理想的な役割分担(AI vs 人)の確立と進化

運用を通じて得られた知見を元に、AIと人間の役割分担を継続的に見直し、最適化していきます。目指すべきは、以下のようなハイブリッド体制です。

  • AIの担当領域:大量のデータ処理、客観的なパターン分析、高速な一次スクリーニング、24時間対応の定型業務(日程調整、問い合わせ対応)
  • 人間の担当領域:最終的な意思決定候補者のポテンシャルやカルチャーフィットの総合的な見極め候補者との信頼関係構築(エンパシー)、共感や動機付け、採用戦略全体の策定と改善、倫理的な判断

この役割分担は固定的ではなく、AI技術の進化や自社の状況変化に応じて、柔軟に見直していくべきものです。AIを「仕事を奪う脅威」ではなく、「能力を拡張してくれるパートナー」と捉える組織文化の醸成が、長期的な成功の鍵となります。

まとめ:AIは「脅威」ではなく「最高のパートナー」。人とAIの協働で、未来の採用を創造する

本稿では、新卒採用が直面する構造的な課題から、それを解決する手段としてのAI活用の具体的な方法、導入時の注意点、そして実践的なロードマップまでを網羅的に解説してきました。

新卒採用を取り巻く環境は、生産年齢人口の減少と学生の価値観の多様化という大きな潮流の中で、今後ますます厳しさを増していくことが予想されます。採用担当者の業務は増え続け、従来通りの人海戦術では、質の高い採用を実現することは極めて困難になるでしょう。

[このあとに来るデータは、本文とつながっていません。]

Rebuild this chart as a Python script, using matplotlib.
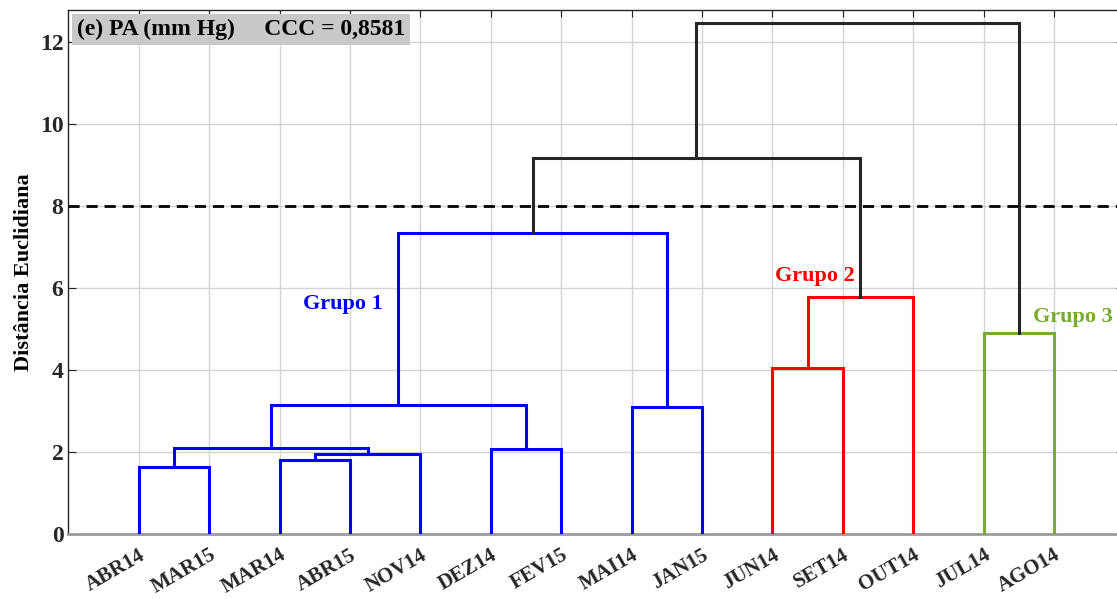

しかし、それは決して悲観すべき未来ではありません。AIという強力なパートナーを得ることで、採用担当者はこれまで不可能だったレベルでの「効率化」と「質の向上」を同時に実現できるようになります。

本稿で繰り返し強調してきた最も重要な視点は、AIに全てを任せる「AI至上主義」に陥るのではなく、AIと人がそれぞれの強みを最大限に活かして協働するという思想です。

AIに、人間が苦手とする膨大なデータの処理や、退屈な定型業務を任せる
そこで創出された貴重な時間とエネルギーを、人間にしかできない「候補者の心に寄り添うコミュニケーション」や「企業の未来を構想するための戦略的思考」、「倫理的な判断」に注ぎ込む。

この「AI × 人」のハイブリッド体制こそが、これからの新卒採用における成功の絶対条件であり、持続可能な採用活動を構築するための唯一の道筋です。

AIはもはや、一部の先進企業だけが利用する特別なツールではありません。書類選考、候補者対応、面接、母集団形成といった、採用活動のあらゆる場面で、実用的かつ導入しやすいソリューションが数多く登場しています。

本記事で紹介した知識やロードマップが、貴社の採用活動を次のステージへと引き上げる一助となれば幸いです。まずは自社の採用プロセスの中で最も大きな課題を一つ特定し、その解決のために、小さな一歩を踏み出すことから始めてみてはいかがでしょうか。その一歩が、未来の採用を創造する大きな飛躍につながるはずです。